Comment 3 for bug 2025724

Revision history for this message
John A Meinel (jameinel) wrote :

So we've actually had the stated policy that "you should not use Charm leadership to manage application leadership" for a few reasons

1) The actual policy from Charm leadership is that "there will not be >1 leader at any given time". Which is different from "there is always guaranteed to be 1 leader".

2) The actual mechanism we use is "you have a lease for X time, and you should renew that lease in X/2 time". (where we have chosen 60s as the length of lease, and 30s as the renewal).
Most applications would be quite happy to be down for 60s while juju notices that someone else needs to take over, while management of the app is usually perfectly fine at that interval.

3) There is a big different from "my application is not responding" vs "my charm is not responding". The Juju Unit agent being alive and responsive doesn't meant that your running application hasn't stopped accepting requests.
You *really* want a health check on the actual application to be the thing that maintains the primary of the application, and charm leadership is a *very* weak proxy for that.

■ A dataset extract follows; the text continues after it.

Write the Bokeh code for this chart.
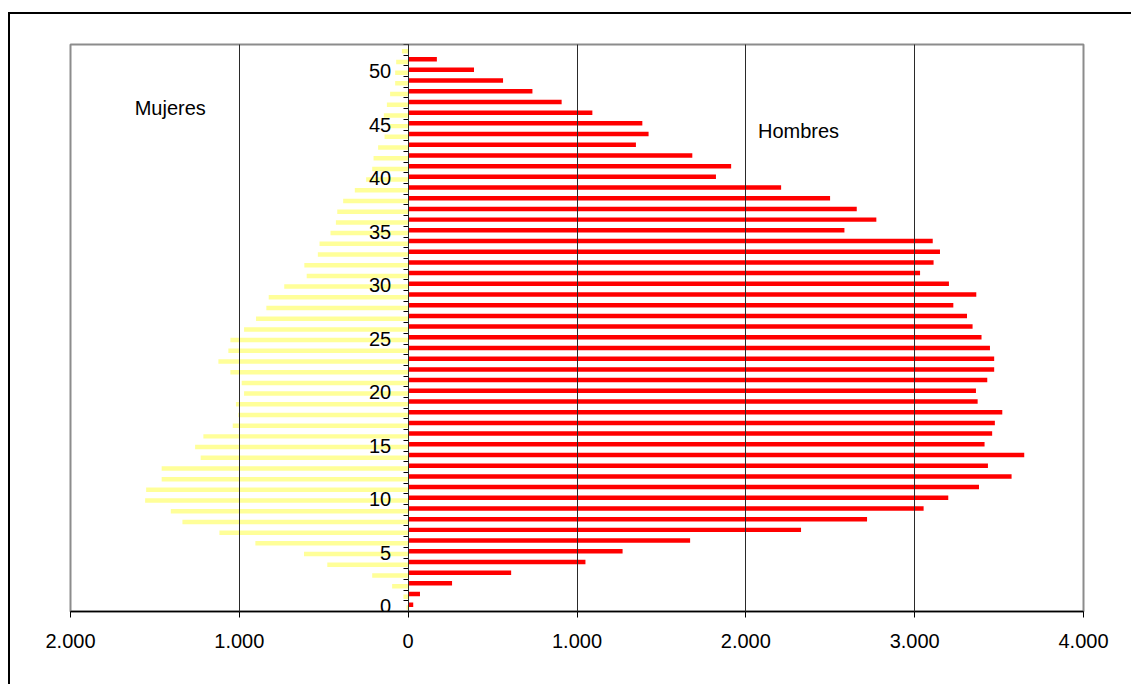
from bokeh.plotting import figure
from bokeh.models import ColumnDataSource, FixedTicker, Label
from bokeh.transform import dodge
from bokeh.embed import file_html
from bokeh.resources import INLINE

# Age in years (one category per year)
edades = list(range(53))

# Men per age
hombres = [30, 70, 260, 610, 1050, 1270, 1670, 2327, 2718, 3053,
           3199, 3381, 3574, 3434, 3649, 3414, 3459, 3475, 3519, 3373,
           3363, 3430, 3471, 3471, 3446, 3396, 3343, 3310, 3229, 3365,
           3203, 3032, 3112, 3150, 3107, 2584, 2773, 2657, 2499, 2209,
           1823, 1913, 1683, 1349, 1424, 1387, 1091, 909, 736, 562,
           390, 170, 0]

# Women per age
mujeres = [10, 28, 95, 213, 479, 617, 905, 1118, 1337, 1406,
           1558, 1552, 1460, 1460, 1229, 1262, 1213, 1039, 1006, 1020,
           972, 986, 1053, 1124, 1065, 1053, 972, 901, 840, 826,
           734, 601, 615, 535, 525, 460, 428, 420, 385, 316,
           249, 213, 205, 178, 140, 110, 144, 126, 107, 77,
           77, 71, 37]

x_ticks = [-2000, -1000, 0, 1000, 2000, 3000, 4000]
x_tick_labels = ["2.000", "1.000", "0", "1.000", "2.000", "3.000", "4.000"]
y_ticks = list(range(0, 51, 5))
y_tick_labels = [str(t) for t in y_ticks]

FONT = "Liberation Sans"

source = ColumnDataSource(dict(
    edad=edades,
    hombres=hombres,
    mujeres_izq=[-v for v in mujeres],
))

p = figure(width=1123, height=672,
           x_range=(-2000, 4000), y_range=(-0.5, len(edades) - 0.5),
           output_backend="svg", toolbar_location=None,
           min_border_left=60, min_border_right=50,
           min_border_top=30, min_border_bottom=75,
           background_fill_color="white", border_fill_color="white",
           outline_line_color="#8c8c8c", outline_line_width=2)

# Outer chart border (left and top edges)
p.margin = (12, 0, 0, 8)
p.styles = {"border-left": "2px solid black", "border-top": "2px solid black"}

p.hbar(y=dodge("edad", 0.13), left=0, right="hombres", height=0.42,
       fill_color="#FF0000", line_color=None, source=source)
p.hbar(y=dodge("edad", -0.13), left="mujeres_izq", right=0, height=0.42,
       fill_color="#FFFF99", line_color=None, source=source)

# Horizontal value axis
xa = p.xaxis[0]
xa.ticker = FixedTicker(ticks=x_ticks)
xa.major_label_overrides = dict(zip(x_ticks, x_tick_labels))
xa.axis_line_color = "black"
xa.axis_line_width = 1.5
xa.major_tick_line_color = "black"
xa.major_tick_out = 6
xa.major_tick_in = 0
xa.minor_tick_line_color = None
xa.major_label_standoff = 16
xa.major_label_text_font = FONT
xa.major_label_text_font_size = "20px"
xa.major_label_text_color = "black"

# Age axis sitting on x = 0, ticks between categories
ya = p.yaxis[0]
ya.fixed_location = 0
ya.ticker = FixedTicker(ticks=y_ticks,
                        minor_ticks=[k - 0.5 for k in range(len(edades) + 1)])
ya.major_label_overrides = dict(zip(y_ticks, y_tick_labels))
ya.axis_line_color = "black"
ya.axis_line_width = 1
ya.major_tick_line_color = None
ya.major_tick_out = 0
ya.major_tick_in = 0
ya.minor_tick_line_color = "black"
ya.minor_tick_out = 5
ya.minor_tick_in = 0
ya.major_label_standoff = 12
ya.major_label_text_font = FONT
ya.major_label_text_font_size = "20px"
ya.major_label_text_color = "black"

p.ygrid.visible = False
p.xgrid.grid_line_color = "#2a2a2a"
p.xgrid.grid_line_width = 1
p.xgrid.level = "annotation"

p.add_layout(Label(x=-1409, y=46.6, text="Mujeres", text_align="center",
                   text_baseline="alphabetic", text_font=FONT,
                   text_font_size="20px", text_color="black"))
p.add_layout(Label(x=2312, y=44.4, text="Hombres", text_align="center",
                   text_baseline="alphabetic", text_font=FONT,
                   text_font_size="20px", text_color="black"))

open("out.html", "w").write(file_html(p, INLINE))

If you are ok with that delay, I would be ok with 'you can request leadership, but it won't take effect until the current lease expires'. Implementation is also a little bit tricky, as we don't have any way to disallow other units from getting the lease (all units are in a 'block until the lease expires', which in a healthy state never happens, and then make a claim which might succeed)

Lots of potential problems, like you request for unit/1 to become the next leader, but then unit/1 dies. And then you've blocked out /0 and /2 from becoming leaders in their absence. We could layer *another* lease on top of it "I want leadership for the next 2 min".
And if you have buggy code and each unit decides that it wants to request the next leader, who wins?